2. A copy of a resolution of the board of directors (or a committee of the board of directors) of the Company approving the terms of, and the transactions contemplated by, this Agreement.
3. If applicable, a copy of a resolution of the board of directors of the Company establishing the committee referred to in paragraph 2 above.
4. A specimen of the signature of each person authorised on behalf of the Company to execute or witness the execution of any Finance Document or to sign or send any document or notice in connection with any Finance Document.

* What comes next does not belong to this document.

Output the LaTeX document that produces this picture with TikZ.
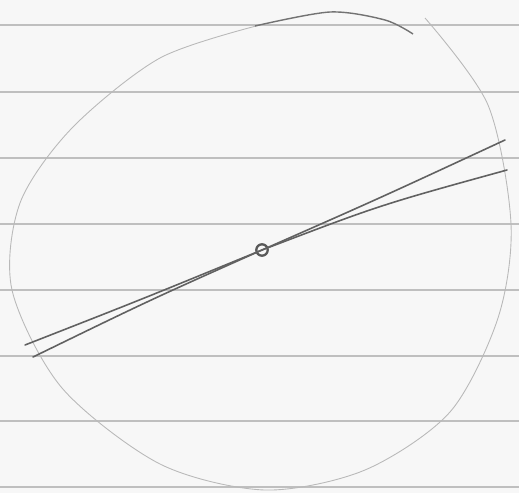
\documentclass[tikz,border=0pt]{standalone}
\usetikzlibrary{calc}

\tikzset{
  ruled/.style={gray!50,line width=0.6pt},
  rim/.style={gray!55,line width=0.5pt},
  stroke/.style={black!62,line width=0.9pt,line cap=round}
}

\begin{document}
\begin{tikzpicture}[x=0.02cm,y=-0.02cm]
  \useasboundingbox[fill=black!3] (0,0) rectangle (519,493);
  % paper lines
  \foreach \y in {25,92,158,224,290,356,421,487}
    \draw[ruled] (0,\y) -- (519,\y);
  % hand drawn circle
  \draw[rim] plot[smooth] coordinates {(425,18) (488,105) (511,224) (498,318)
    (450,412) (365,470) (265,490) (160,464) (62,388) (12,290) (20,203)
    (72,128) (160,58) (260,25)};
  \draw[black!55,line width=0.8pt] plot[smooth] coordinates {(255,26) (330,12) (385,20) (413,34)};
  % centre and the two strokes
  \node[draw=black!65,circle,line width=1.3pt,inner sep=0pt,minimum size=6.5pt] (o) at (262,250) {};
  \coordinate (a1) at (25,345);
  \coordinate (b1) at (505,140);
  \coordinate (a2) at (33,357);
  \coordinate (b2) at (507,170);
  \draw[stroke] (a1) .. controls (140,300) .. (o.center) .. controls (380,198) .. (b1);
  \draw[stroke] (a2) .. controls (150,300) .. (o.center) .. controls (380,205) .. (b2);
\end{tikzpicture}
\end{document}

5. A certificate of an authorised signatory of the Company:
(a) | confirming that utilising the Total Commitments in full would not breach any borrowing or guaranteeing limit binding on it; and |
(b) | certifying that each copy document specified in Part A of Schedule 2 is correct, complete and in full force and effect as at a date no earlier than the date of this Agreement. |
6. A Group structure chart.
Legal opinions
7. A legal opinion of Xxxxx & Xxxxx LLP (legal advisers to the Mandated Lead Arrangers) as to matters of English law, in form and substance satisfactory to the Mandated Lead Arrangers.
8. A customary legal opinion of Xxxxx Xxxx & Xxxxxxxx LLP (legal advisers to the Company on matters of U.S. law) in form and substance satisfactory to the Mandated Lead Arrangers, with respect to no violation of the Margin Regulations.
Other documents and evidence
9. Duly executed copies of each Fee Letter.
10. Original Financial Statements.
Completion
11. A duly executed copy of the Merger Agreement.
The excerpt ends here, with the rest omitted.